Fr Mercieca's brother, another priest, actually told an American reporter that the story was a "political invention" because Mark Foley is "one of Bush's men". Clearly, he hadn't read the reports of what his own brother had described, or perhaps he's in denial, too. "We have big respect here for priests and religion," another neighbour said. "It's very important here and everyone here knows priests." Talk about a non sequitur. What does that have to do with the price of eggs? The great respect they have for priests should only serve to make Fr Mercieca's actions more condemnable, not less so.

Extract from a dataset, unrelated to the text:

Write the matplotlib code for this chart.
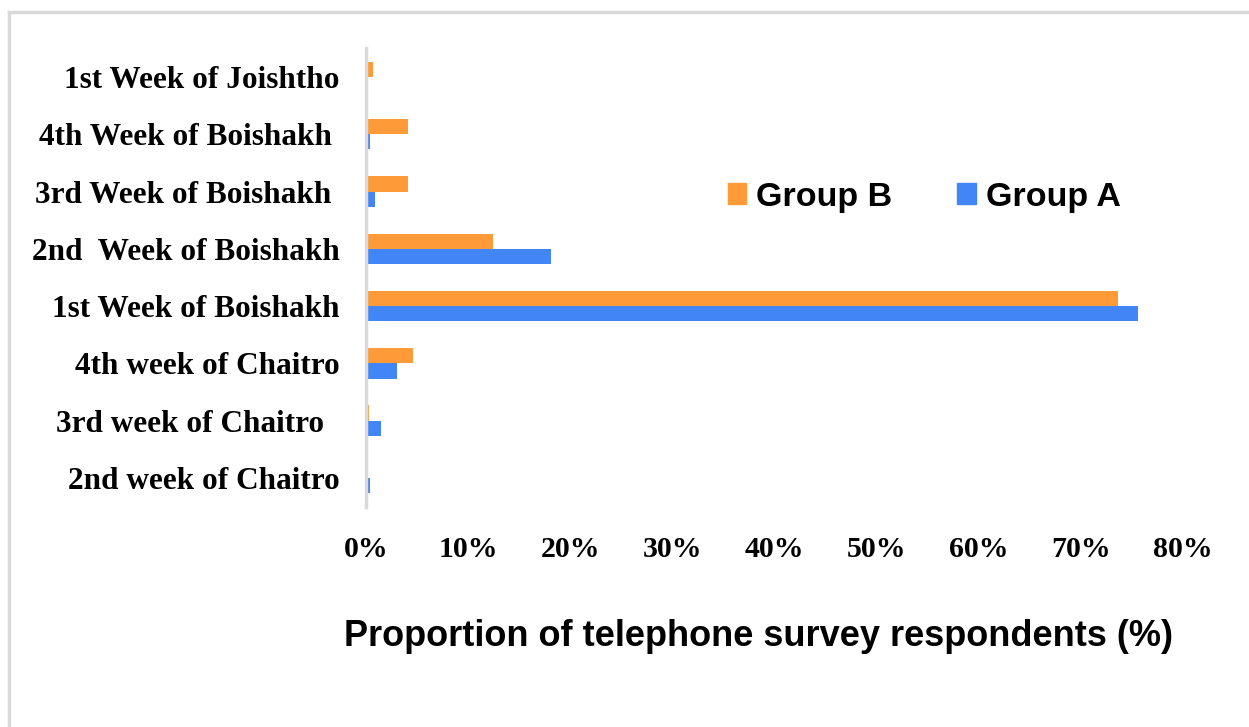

And then there were the lovely old men, the sort you get in picture postcards of Gozo, those living pasturi, who said: "Why crucify him for something that happened 40 years ago?"; "You are like Draculas, sucking blood out of him"; "He never did anything wrong in Gozo" (so that's all right, then); and best of all, "There are a lot of people like this. Everybody has sins. What is the big fuss here?" Then there was Fr Anton Gauci, who after celebrating Mass without mentioning the biggest case ever to hit Victoria after the World War II bombs, told an American reporter: "Why would we say something? We know nothing about what happened. Certainly I don't think anything grave was done." The trouble with these people is that they don't think their priest is accountable to anyone, or that he should be protected because he is a priest.

* * *

I think we should leave the last word to the very document that is supposed to govern the lives of Fr Mercieca and his rosary-reciting neighbours in Library Street: "If anyone causes one of these little ones who believe in me to sin, it would be better for him to have a large millstone hung around his neck and to be drowned in the depths of the sea." Perhaps they don't understand what Christ was talking about here, though it's clear enough.